人の役割がプロセスの実行から構造管理と変革へとシフトする

ここまでのことをまとめると、AI時代の人の役割が見えてきます。定型化された業務を遂行するのは、AIやシステムに任せれば、OKです。むしろそのほうが、効率がよくなります。

一方で、余剰資源としての人の時間が確保できたら、それをイノベーティブで創造性を必要とする業務にあたってもらうことが、アジリティ向上のためには欠かせません。

人の役割が変わった今、業務全体プロセスを見直しながら、どうしたらビジネスアジリティが向上するカルチャーが醸成できるのか、あるいは、組織構造が再設計できるのか、検討をしてみたいものです。

下記の言葉は2019年の秋ロンドンで行われたビジネスアジリティのカンファレンスにおいて、著者・山本政樹さんが聞いたプレゼンテーターの一人の言葉です。この方は、自分自身で給与の自己決定を適用し、自らリーダーシップを発揮し、自立型の組織構築を推進していると言います。

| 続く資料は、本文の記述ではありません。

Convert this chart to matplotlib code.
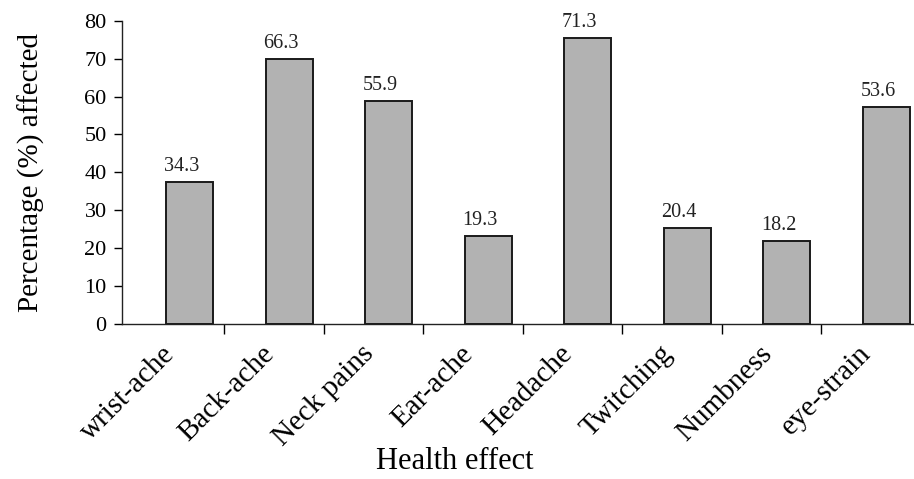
import numpy as np
import matplotlib.pyplot as plt
import matplotlib.transforms as mtransforms

plt.rcParams['font.family'] = ['Liberation Serif', 'DejaVu Serif']

effects = ["wrist-ache", "Back-ache", "Neck pains", "Ear-ache",
           "Headache", "Twitching", "Numbness", "eye-strain"]
# bar heights as drawn in the picture (they don't match the printed labels)
heights = [37.5, 69.8, 58.9, 23.2, 75.4, 25.2, 21.9, 57.3]
value_labels = ["34.3", "66.3", "55.9", "19.3", "71.3", "20.4", "18.2", "53.6"]

x = np.arange(len(effects))

fig = plt.figure(figsize=(9.14, 4.79), dpi=100)
ax = fig.add_axes([0.1335, 0.3236, 0.8665, 0.6332])

ax.bar(x, heights, width=0.47, color="#b2b2b2", edgecolor="#1a1a1a", linewidth=1.4)

for xi, h, lab in zip(x, heights, value_labels):
    ax.text(xi - 0.08, h + 1.6, lab, ha="center", va="bottom", fontsize=14.5, color="#222222")

ax.set_xlim(-0.68, 7.28)
ax.set_ylim(0, 80)
ax.set_yticks(range(0, 81, 10))
ax.tick_params(axis="y", labelsize=16, length=6, width=1, direction="out", pad=5)

# category ticks sit between bars, labels under the bars
ax.set_xticks(x)
ax.set_xticklabels(effects, rotation=45, ha="right", rotation_mode="anchor", fontsize=21)
ax.tick_params(axis="x", length=0, pad=12)
shift = mtransforms.ScaledTranslation(-28 / 100, 0, fig.dpi_scale_trans)
for lbl in ax.get_xticklabels():
    lbl.set_transform(lbl.get_transform() + shift)
ax.set_xticks(x[:-1] + 0.35, minor=True)
ax.tick_params(axis="x", which="minor", length=7, width=1, direction="out")

for s in ["top", "right"]:
    ax.spines[s].set_visible(False)
for s in ["left", "bottom"]:
    ax.spines[s].set_linewidth(1)
    ax.spines[s].set_color("#222222")

ax.set_ylabel("Percentage (%) affected", fontsize=21)
ax.yaxis.set_label_coords(-0.097, 0.5)
ax.set_xlabel("Health effect", fontsize=22)
ax.xaxis.set_label_coords(0.42, -0.405)

fig.savefig("out.png", dpi=100)
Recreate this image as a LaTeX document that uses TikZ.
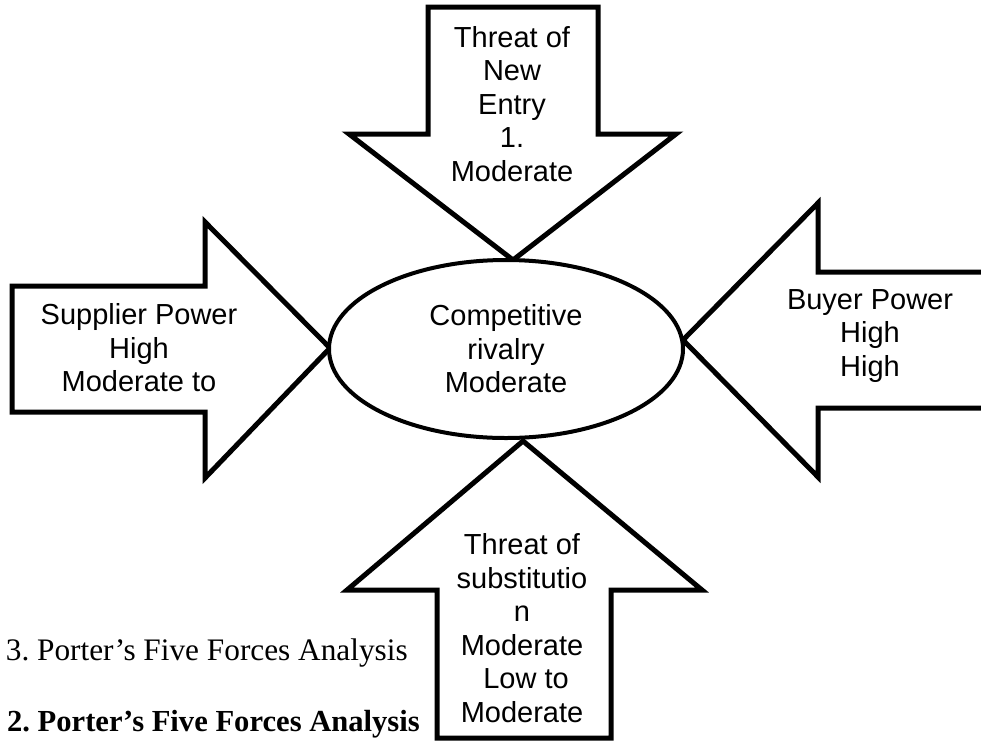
\documentclass[tikz,border=0pt]{standalone}
\usepackage{fontspec}
\setmainfont{Liberation Serif}
\newfontfamily\forcefont{Liberation Sans}
\usetikzlibrary{shapes.geometric}

\begin{document}
\begin{tikzpicture}[x=1pt,y=-1pt,
force/.style={draw=black,line width=5pt,fill=white,line join=miter},
forcetext/.style={font=\forcefont\fontsize{29}{33.5}\selectfont,align=center,inner sep=0pt},
caption/.style={font=\fontsize{31.3}{36}\selectfont,anchor=base east,inner sep=0pt}]
\useasboundingbox (0,0) rectangle (981,742);
\clip (0,0) rectangle (981,742);
% the four force arrows, tips on the rivalry ellipse
\draw[force] (428,7) -- (598,7) -- (598,134) -- (676,134) -- (513,260)
  -- (349,134) -- (428,134) -- cycle;
\draw[force] (12,286) -- (205,286) -- (205,222) -- (330,348) -- (205,478)
  -- (205,412) -- (12,412) -- cycle;
\draw[force] (995,272) -- (818,272) -- (818,203) -- (683,340) -- (818,477)
  -- (818,408) -- (995,408);
\draw[force] (437,738) -- (611,738) -- (611,590) -- (702,590) -- (523,441)
  -- (347,590) -- (437,590) -- cycle;
\node[ellipse,draw=black,line width=4pt,fill=white,minimum width=354pt,
  minimum height=178pt,forcetext] (rivalry) at (506,349)
  {Competitive\\rivalry\\Moderate};
\node[forcetext] (entry) at (512,104) {Threat of\\New\\Entry\\1.\\Moderate};
\node[forcetext] (supplier) at (139,348) {Supplier Power\\High\\Moderate to};
\node[forcetext] (buyer) at (870,336) {Buyer Power\\High\\High};
\node[forcetext] (substitute) at (522,628)
  {Threat of\\substitutio\\n\\Moderate\\\ Low to\\Moderate};
% caption lines below the chart
\node[caption] (caption3) at (408,660) {3.\ Porter’s Five Forces Analysis};
\node[caption,font=\bfseries\fontsize{30.6}{36}\selectfont] (caption2) at (420,731)
  {2.\ Porter’s Five Forces Analysis};
\end{tikzpicture}
\end{document}
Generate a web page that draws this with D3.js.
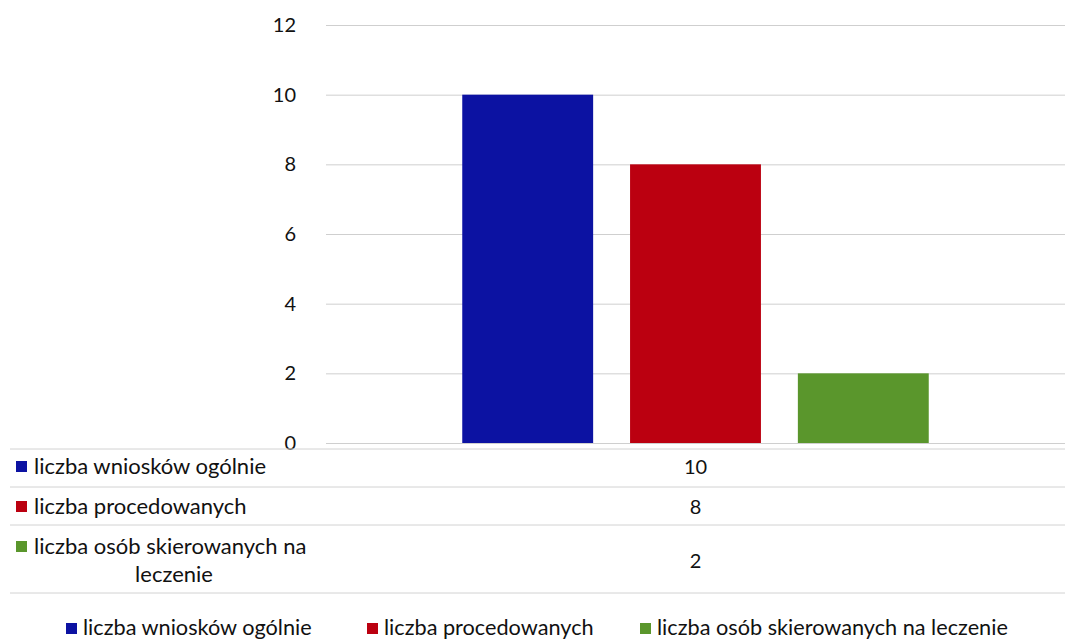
<!DOCTYPE html>
<html><head><meta charset="utf-8">
<script src="https://cdn.jsdelivr.net/npm/d3@7"></script>
<style>html,body{margin:0;padding:0;background:#fff;}svg{display:block;}</style>
</head><body>
<svg id="chart" width="1065" height="642"></svg>
<script>
const categories = [""];
const seriesNames = ["liczba wniosków ogólnie", "liczba procedowanych", "liczba osób skierowanych na leczenie"];
const seriesValues = [10, 8, 2];
const seriesColors = ["#0c12a2", "#bb0010", "#5a962c"];
const yTicks = [0, 2, 4, 6, 8, 10, 12];

const svg = d3.select("#chart");
const W = 1065;
const font = "Lato, 'Open Sans', sans-serif";
const plot = {left: 326, right: 1065, top: 25, bottom: 443};

const y = d3.scaleLinear().domain([0, 12]).range([plot.bottom, plot.top]);
const x0 = d3.scaleBand().domain(categories).range([plot.left, plot.right]).paddingInner(0).paddingOuter(0.234);
const x1 = d3.scaleBand().domain(seriesNames).range([0, x0.bandwidth()]).paddingInner(0.22).paddingOuter(0.11);

// gridlines + tick labels
const yAxis = d3.axisLeft(y).tickValues(yTicks).tickSize(-(plot.right - plot.left)).tickPadding(30);
const gy = svg.append("g").attr("transform", `translate(${plot.left},0)`).call(yAxis);
gy.select(".domain").remove();
gy.selectAll(".tick line").attr("stroke", "#cfcfcf").attr("stroke-width", 1);
gy.selectAll(".tick text").attr("fill", "#111").style("font-family", font).style("font-size", "20px");

// bars
const g = svg.append("g");
categories.forEach(cat => {
  g.selectAll("rect.bar").data(seriesNames.map((s, i) => ({s, v: seriesValues[i], c: seriesColors[i]})))
    .enter().append("rect")
    .attr("class", "bar")
    .attr("x", d => x0(cat) + x1(d.s))
    .attr("width", x1.bandwidth())
    .attr("y", d => y(d.v))
    .attr("height", d => y(0) - y(d.v))
    .attr("fill", d => d.c);
});

// data table
const tableLines = [449, 487, 525, 593];
svg.selectAll("line.tbl").data(tableLines).enter().append("line")
  .attr("x1", 10).attr("x2", W).attr("y1", d => d).attr("y2", d => d)
  .attr("stroke", "#d2d2d2").attr("stroke-width", 1);

const rowText = [
  {lines: ["liczba wniosków ogólnie"], ys: [474], vy: 474},
  {lines: ["liczba procedowanych"], ys: [514], vy: 514},
  {lines: ["liczba osób skierowanych na", "leczenie"], ys: [554, 582], vy: 568}
];
const valX = x0(categories[0]) + x0.bandwidth() / 2;
rowText.forEach((r, i) => {
  svg.append("rect").attr("x", 16).attr("y", r.ys[0] - 13).attr("width", 11).attr("height", 11).attr("fill", seriesColors[i]);
  svg.append("text").attr("x", 34).attr("y", r.ys[0]).text(r.lines[0])
    .style("font-family", font).style("font-size", "22px").attr("fill", "#111");
  if (r.lines[1]) {
    svg.append("text").attr("x", 174).attr("y", r.ys[1]).attr("text-anchor", "middle").text(r.lines[1])
      .style("font-family", font).style("font-size", "22px").attr("fill", "#111");
  }
  svg.append("text").attr("x", valX).attr("y", r.vy).attr("text-anchor", "middle").text(seriesValues[i])
    .style("font-family", font).style("font-size", "20px").attr("fill", "#111");
});

// legend
const legendX = [66, 367, 640];
seriesNames.forEach((s, i) => {
  svg.append("rect").attr("x", legendX[i]).attr("y", 623).attr("width", 11).attr("height", 11).attr("fill", seriesColors[i]);
  svg.append("text").attr("x", legendX[i] + 17).attr("y", 635).text(s)
    .style("font-family", font).style("font-size", "21.7px").attr("fill", "#111");
});
</script>
</body></html>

  • 自由と自立はストレスが高く、強いプレッシャーを感じてしまう。
  • 自分自身の価値(給与)を自分で決めることとは最も難しいことの一つである。
  • しかし、そのような試行錯誤こそが自分をリーダーに変革してくれた。

自らのリーダーシップをいかにとることが重要であるかを、問いてくれている言葉だと私も感じました。これからの時代の組織を考えるとき、それは同時にそこに所属する、あるいは関係性を持つ、ひとりひとりが自らがどう生きるかを問うことに、密接につながってくることを知ります。

まとめ

  • ビジネスアジリティとは?――変化の時代、自らをトランジションし、生き残り続ける仕組みです。
  • ラリーカーは、アジリティが高い?――どんな環境も走破し続ける特徴を備えます。
  • アジリティを高めるための3つの原則とは?――トライアンドエラー、協働、自律です。